News Flash! Union-Approved Merit Pay For Teachers!
The Denver school district and the local teachers union have negotiated a type of "performance-based" (some might say "merit pay") compensation plan. Now it's in the hands of Denver's voters:
On Tuesday, voters will decide whether to approve a $25 million annual property tax hike that would dramatically overhaul how city teachers are paid. Among other things, the plan would link teacher salaries to student achievement, rather than years of service and education level.I have mixed feelings on the subject of merit pay for public school teachers. To me, the problem with any merit-pay scheme has always been how to objectively measure a teacher's performance while taking into account student behaviors and other circumstances (such as ineffective, vindictive, or favorite-playing administrators) beyond the teacher's control.
Teachers' unions have generally balked at pay-for-performance plans instead of guaranteed raises and salary scales. The proposal here, however, was put together by the Denver teachers' union and school district administrators after a four-year pilot program -- and experts say educators and policy-makers around the nation are watching the vote with interest.
Tricia Coulter, director of the Teaching Quality and Leadership Institute at the Education Commission of the States, said more and more attention is being paid to how teachers are paid. She said the Denver plan offers examples in both developing and implementing a program.
"The timing is perfect. Everyone is looking at these," Coulter said. "It's definitely being watched very closely."
Supporters say the Professional Compensation System, or ProComp, would help attract and retain good teachers and improve student performance by rewarding educators for meeting achievement goals. Opponents say it would add nothing but bureaucracy and subjectivity to how teachers are paid and do little to actually help the district's 73,000 students.
Marsha Burger, who teaches English at Abraham Lincoln High School, worries ProComp will encourage teachers to think only of themselves and their paychecks. She also believes a clause linking evaluations to raises will lead to confrontations.
"Your evaluation is based on your principal, who may or may not like you," said Burger, who has taught in Denver public schools for almost three decades. "It's a violation of union ethics that we've all believed in, which is that workers all deserve to be treated equally and fairly."
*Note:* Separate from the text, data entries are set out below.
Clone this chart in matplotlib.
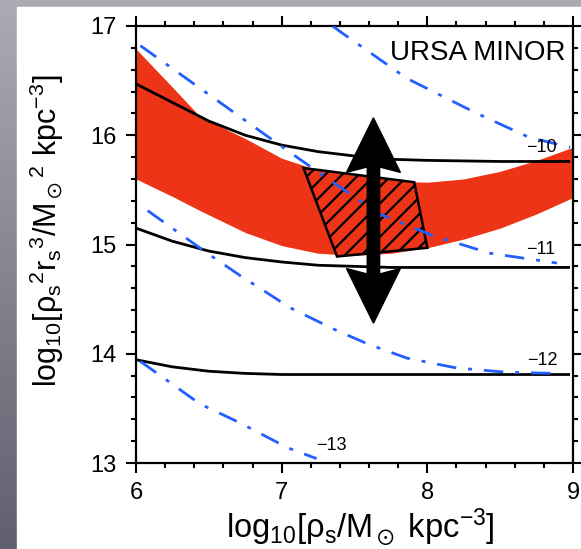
import numpy as np
import matplotlib
matplotlib.use('Agg')
import matplotlib.pyplot as plt
from matplotlib.patches import Polygon, Rectangle
from matplotlib.colors import LinearSegmentedColormap
from matplotlib.ticker import MultipleLocator

plt.rcParams['font.family'] = ['Liberation Sans', 'DejaVu Sans']
plt.rcParams['mathtext.fontset'] = 'custom'
plt.rcParams['mathtext.rm'] = 'Liberation Sans'
plt.rcParams['mathtext.it'] = 'Liberation Sans:italic'
plt.rcParams['mathtext.fallback'] = 'stixsans'
plt.rcParams['hatch.linewidth'] = 1.6

# black contours (flat at large rho_s)
x_black = [6.0, 6.25, 6.5, 6.75, 7.0, 7.25, 7.5, 7.75, 8.0, 8.5, 8.97]
y_m10 = [16.47, 16.30, 16.13, 16.00, 15.91, 15.85, 15.81, 15.78, 15.77, 15.76, 15.76]
y_m11 = [15.15, 15.03, 14.94, 14.88, 14.84, 14.81, 14.80, 14.79, 14.79, 14.79, 14.79]
y_m12 = [13.945, 13.88, 13.84, 13.82, 13.81, 13.81, 13.81, 13.81, 13.81, 13.81, 13.81]

# blue dash-dot contours
xb1 = [7.35, 7.4, 7.86, 8.34, 8.7, 8.98]
yb1 = [17.0, 16.95, 16.52, 16.20, 15.98, 15.89]
xb2 = [6.03, 6.44, 7.06, 7.33, 7.67, 8.04, 8.43, 8.89]
yb2 = [16.82, 16.43, 15.84, 15.59, 15.28, 15.08, 14.92, 14.83]
xb3 = [6.08, 6.49, 6.71, 7.06, 7.35, 7.59, 7.86, 8.2, 8.55, 8.89]
yb3 = [15.31, 14.92, 14.72, 14.42, 14.23, 14.09, 13.96, 13.87, 13.83, 13.82]
xb4 = [6.03, 6.44, 6.71, 7.04, 7.24]
yb4 = [13.93, 13.54, 13.37, 13.14, 13.04]

# red allowed band
x_band = [6.0, 6.25, 6.44, 6.75, 7.0, 7.25, 7.5, 7.75, 8.0, 8.25, 8.5, 8.75, 9.0]
band_hi = [16.79, 16.44, 16.17, 15.97, 15.79, 15.68, 15.62, 15.58, 15.57, 15.60, 15.67, 15.77, 15.89]
band_lo = [15.60, 15.44, 15.31, 15.11, 14.99, 14.92, 14.90, 14.92, 14.97, 15.05, 15.15, 15.28, 15.43]

# hatched region corners
box_x = [7.15, 7.91, 8.0, 7.38]
box_y = [15.70, 15.57, 14.97, 14.89]

# double arrow
arrow_x = 7.63
arrow_top = 16.16
arrow_bot = 14.28

contour_labels = ['\u221210', '\u221211', '\u221212', '\u221213']
label_x = [8.78, 8.78, 8.79, 7.34]
label_y = [15.89, 14.95, 13.94, 13.16]

blue = '#2160ff'
red = '#ee3416'

fig = plt.figure(figsize=(5.81, 5.49), dpi=100)

# gray gradient frame behind a white panel
bg = fig.add_axes([0, 0, 1, 1], zorder=-10)
bg.axis('off')
cmap = LinearSegmentedColormap.from_list('g', ['#5f5f6e', '#ababb4'])
bg.imshow(np.linspace(0, 1, 256)[:, None], cmap=cmap, aspect='auto',
          extent=[0, 1, 0, 1], origin='lower')
bg.add_patch(Rectangle((17 / 581, 0), 1, 1 - 7 / 549, color='white',
                       transform=bg.transAxes))
bg.set_xlim(0, 1)
bg.set_ylim(0, 1)

ax = fig.add_axes([136 / 581, 1 - 463 / 549, 437 / 581, 437 / 549])
ax.set_facecolor('none')

ax.fill_between(x_band, band_lo, band_hi, color=red, lw=0, zorder=1)
ax.add_patch(Polygon(list(zip(box_x, box_y)), closed=True, facecolor=red,
                     edgecolor='black', hatch='//', lw=1.8, zorder=2))

for yy in (y_m10, y_m11, y_m12):
    ax.plot(x_black, yy, color='black', lw=2.0, zorder=3)

for xx, yy in ((xb1, yb1), (xb2, yb2), (xb3, yb3), (xb4, yb4)):
    ax.plot(xx, yy, color=blue, lw=2.0, dashes=(7, 4.3, 1.4, 4.3), zorder=4)

mid = (arrow_top + arrow_bot) / 2
for tip in (arrow_top, arrow_bot):
    ax.arrow(arrow_x, mid, 0, tip - mid, width=0.085, head_width=0.37,
             head_length=0.5, length_includes_head=True, overhang=0.1,
             color='black', zorder=6)

for t, lx, ly in zip(contour_labels, label_x, label_y):
    ax.text(lx, ly, t, fontsize=13, ha='center', va='center', zorder=5)

ax.text(8.95, 16.75, 'URSA MINOR', fontsize=20, ha='right', va='center')

ax.set_xlim(6, 9)
ax.set_ylim(13, 17)
ax.set_xticks([6, 7, 8, 9])
ax.set_yticks([13, 14, 15, 16, 17])
ax.xaxis.set_minor_locator(MultipleLocator(0.2))
ax.yaxis.set_minor_locator(MultipleLocator(0.2))
ax.tick_params(which='both', direction='out', top=True, right=True,
               width=1.5, labelsize=17)
ax.tick_params(which='major', length=7, pad=7)
ax.tick_params(which='minor', length=3.5)
for s in ax.spines.values():
    s.set_linewidth(1.6)

ax.set_xlabel(r'$\mathrm{log_{10}[\rho_s/M_\odot\ kpc^{-3}]}$', fontsize=23.5)
ax.set_ylabel(r'$\mathrm{log_{10}[\rho_s{}^2 r_s{}^3/M_\odot{}^2\ kpc^{-3}]}$',
              fontsize=22)
ax.xaxis.set_label_coords(0.514, -0.1)
ax.yaxis.set_label_coords(-0.16, 0.532)

fig.savefig('out.png', dpi=100)
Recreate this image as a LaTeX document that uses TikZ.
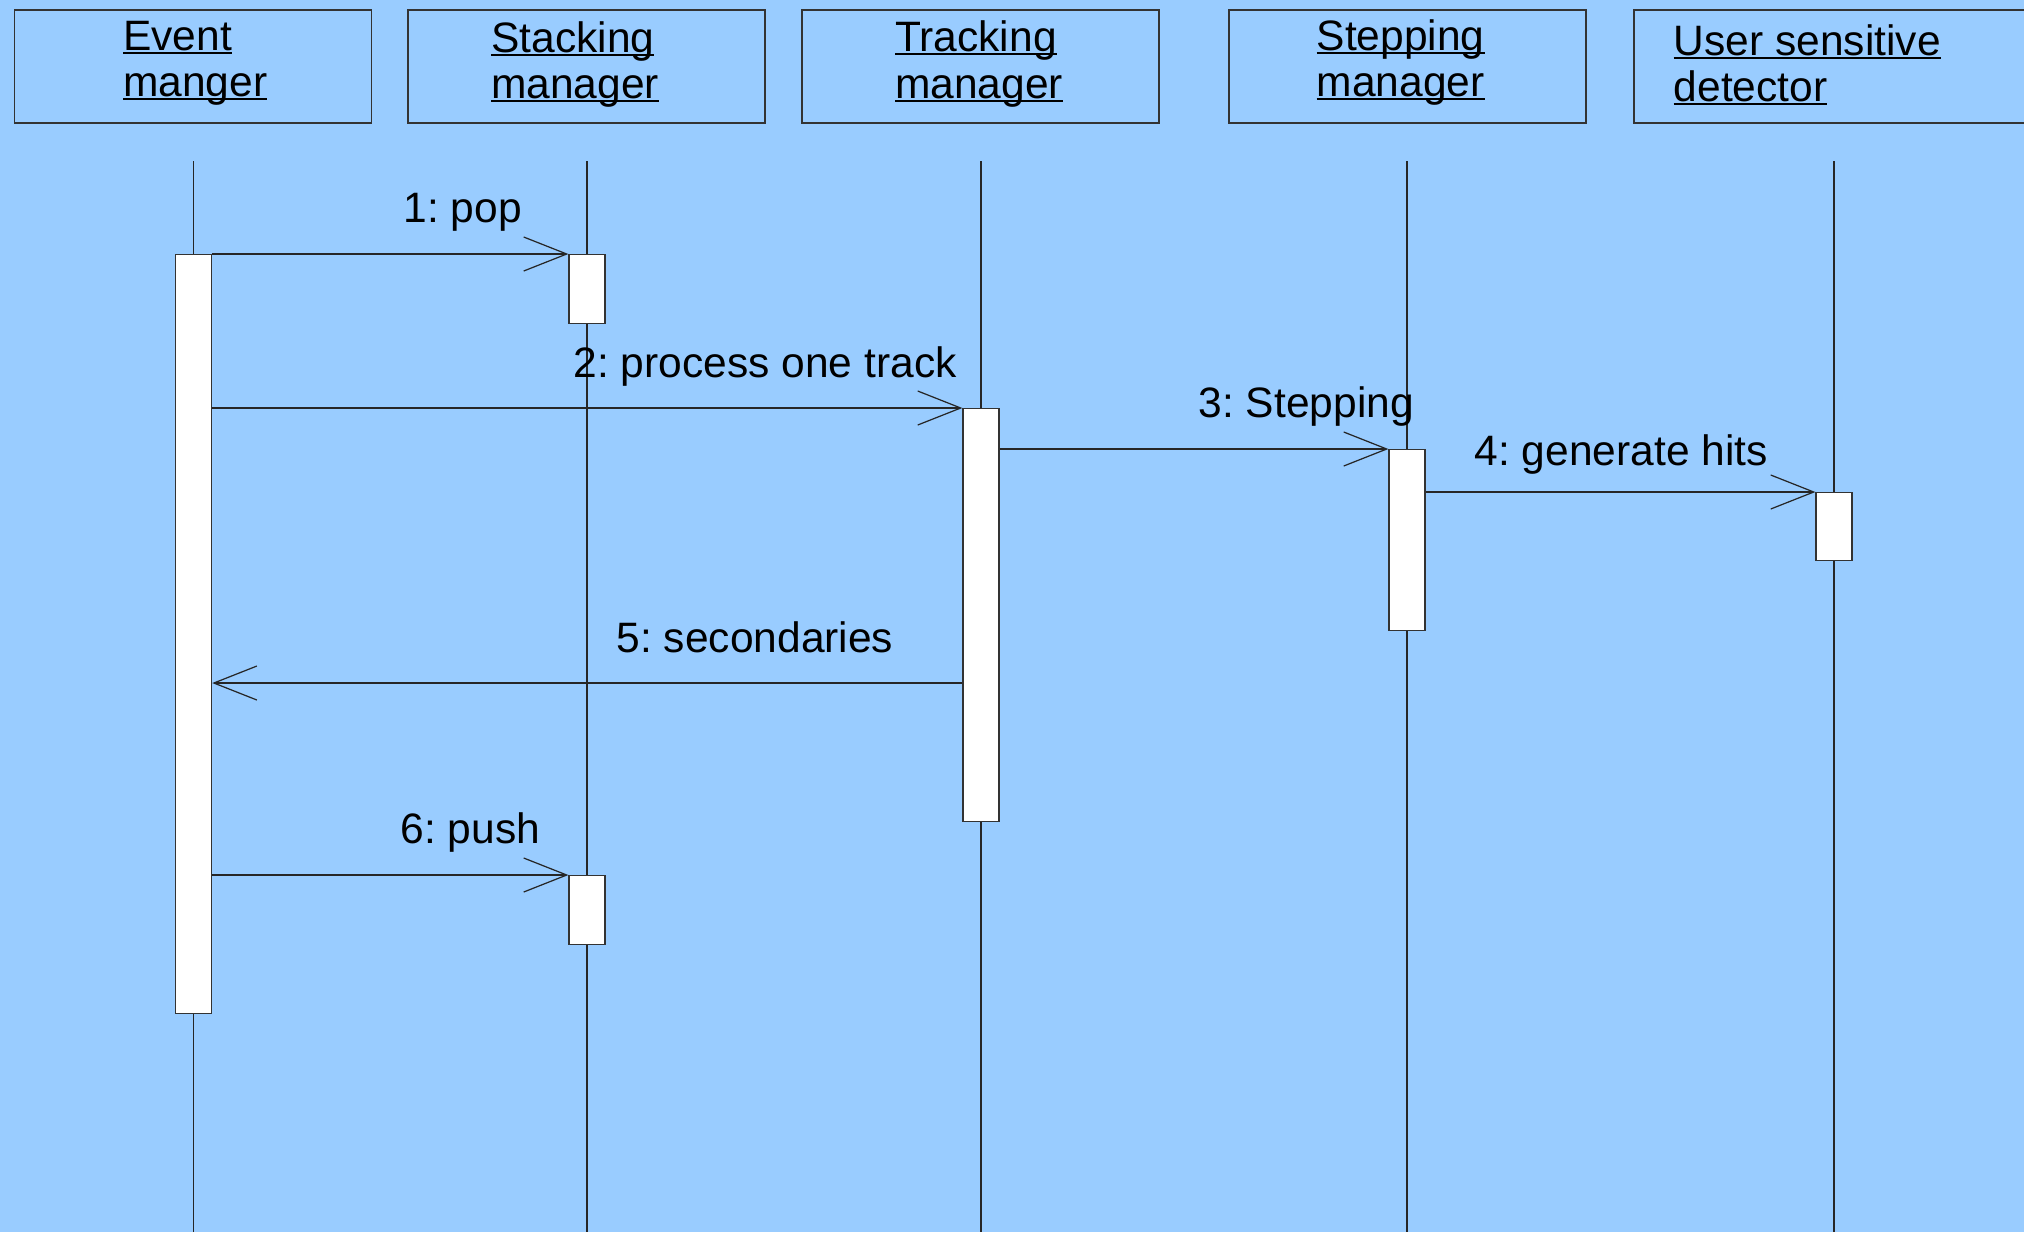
\documentclass[tikz,border=0pt]{standalone}
\usepackage{fontspec}
\setmainfont{Liberation Sans}
\frenchspacing
\usetikzlibrary{arrows.meta}

\definecolor{bgblue}{HTML}{99CCFF}
\definecolor{linegray}{HTML}{333333}

\newsavebox\ulbox
\newcommand{\uln}[1]{\sbox\ulbox{#1}\rlap{\rule[-0.085em]{\wd\ulbox}{0.047em}}\usebox\ulbox}

\tikzset{
	head/.style={draw=linegray, line width=0.45pt, minimum width=3.57cm, minimum height=1.13cm, inner sep=0},
	headtext/.style={align=left, anchor=base west, inner sep=0, font=\fontsize{12.1}{13.2}\selectfont},
	act/.style={draw=linegray, fill=white, line width=0.35pt, minimum width=0.36cm, anchor=north, inner sep=0},
	lifeline/.style={draw=black!85, line width=0.35pt},
	msg/.style={draw=black!85, line width=0.35pt, -{Straight Barb[length=0.43cm, width=0.34cm]}},
	msgtext/.style={anchor=base west, inner sep=0, font=\fontsize{12.1}{14}\selectfont}
}

\begin{document}
\begin{tikzpicture}
	\fill[bgblue] (0,0) rectangle (20.24,-12.32);
	\clip (0,0) rectangle (20.24,-12.32);

	\node[head] (evbox) at (1.93,-0.665) {};
	\node[head] (stbox) at (5.865,-0.665) {};
	\node[head] (trbox) at (9.805,-0.665) {};
	\node[head] (spbox) at (14.075,-0.665) {};
	\node[head, minimum width=4.2cm, anchor=west] (sdbox) at (16.33,-0.665) {};

	\node[headtext] (evname) at (1.225,-0.965) {\uln{Event}\\\uln{manger}};
	\node[headtext] (stname) at (4.905,-0.985) {\uln{Stacking}\\\uln{manager}};
	\node[headtext] (trname) at (8.945,-0.98) {\uln{Tracking}\\\uln{manager}};
	\node[headtext] (spname) at (13.16,-0.965) {\uln{Stepping}\\\uln{manager}};
	\node[headtext] (sdname) at (16.73,-1.015) {\uln{User sensitive}\\\uln{detector}};

	\draw[lifeline] (1.935,-1.61) -- (1.935,-12.32);
	\draw[lifeline] (5.87,-1.61) -- (5.87,-12.32);
	\draw[lifeline] (9.81,-1.61) -- (9.81,-12.32);
	\draw[lifeline] (14.07,-1.61) -- (14.07,-12.32);
	\draw[lifeline] (18.34,-1.61) -- (18.34,-12.32);

	\node[act, minimum height=7.59cm] (evact) at (1.936,-2.54) {};
	\node[act, minimum height=0.69cm] (stack1) at (5.87,-2.54) {};
	\node[act, minimum height=4.13cm] (trackact) at (9.81,-4.08) {};
	\node[act, minimum height=1.81cm] (stepact) at (14.07,-4.49) {};
	\node[act, minimum height=0.68cm] (sdact) at (18.34,-4.92) {};
	\node[act, minimum height=0.69cm] (stack2) at (5.87,-8.75) {};

	\coordinate (back) at (0,-6.83);

	\draw[msg] (evact.east |- stack1.north) -- (stack1.north west);
	\draw[msg] (evact.east |- trackact.north) -- (trackact.north west);
	\draw[msg] (trackact.east |- stepact.north) -- (stepact.north west);
	\draw[msg] (stepact.east |- sdact.north) -- (sdact.north west);
	\draw[msg] (trackact.west |- back) -- (evact.east |- back);
	\draw[msg] (evact.east |- stack2.north) -- (stack2.north west);

	\node[msgtext] (poplbl) at (4.03,-2.225) {1: pop};
	\node[msgtext] (proclbl) at (5.73,-3.775) {2: process one track};
	\node[msgtext] (steplbl) at (11.98,-4.17) {3: Stepping};
	\node[msgtext] (hitslbl) at (14.74,-4.65) {4: generate hits};
	\node[msgtext] (seclbl) at (6.16,-6.525) {5: secondaries};
	\node[msgtext] (pushlbl) at (4.00,-8.435) {6: push};
\end{tikzpicture}
\end{document}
Denver's 4,000 public school teachers are currently eligible for 13 salary increases, based on years of service and professional development, such as additional degrees or certification.
Under ProComp, teachers who now earn a base beginning salary of $33,301 a year could double their salaries over a 25-year career. Raises would be built into four categories: knowledge and skills, the evaluation, market incentives and student growth. For example, additional money could be earned for meeting student achievement objectives or for exceeding expectations on statewide tests.
"This is one of those things that really is in everyone's self-interest," DPS Superintendent Michael Bennet said. "It's in people's self-interest to raise student achievement. It's in people's self-interest to get great professional development. It's in everybody's interest to inspire teachers to work in places that are hard to staff, that have unique challenges."
If the property tax hike is approved, ProComp would begin in January. Current teachers do not have to participate, though new teachers must use the new scale.
The plan was backed by 59 percent of union teachers in March 2004 and some of the concepts are familiar to the rank-and-file: Every Denver public school teacher since the 2003-04 school year has been required to set achievement goals for students.
Valeri Kershaw, a seventh- and eighth-grade literacy teacher at Bruce Randolph Middle School, said the achievement goals have helped. Teachers can work together across subjects, principals have a better idea of what teachers need and students have a clearer idea of what is expected of them.
"Instead of experience being the motivator for more pay, it's nice to have a system where skill and expertise in a certain area allows for a pay increase," she said.
However, if the teachers (in a free and fair vote) and district administration have both agreed, I don't have any problem with this idea moving forward, at least on an experimental basis. I see this blueprint for teacher pay as a possible win-win situation for both educators and the community.
What remains to be seen is whether or not this new paradigm will be a "win" for the kids.
Related: Edwize, which is a blog that is sponsored by the New York City affiliate of the American Federation of Teachers, has some thoughts on the subject.
Update: (11/02) Denver's voters have approved the tax increase. They also raised the hotel bed-tax and called for the legalization of up to one ounce of marijuana for people over 21.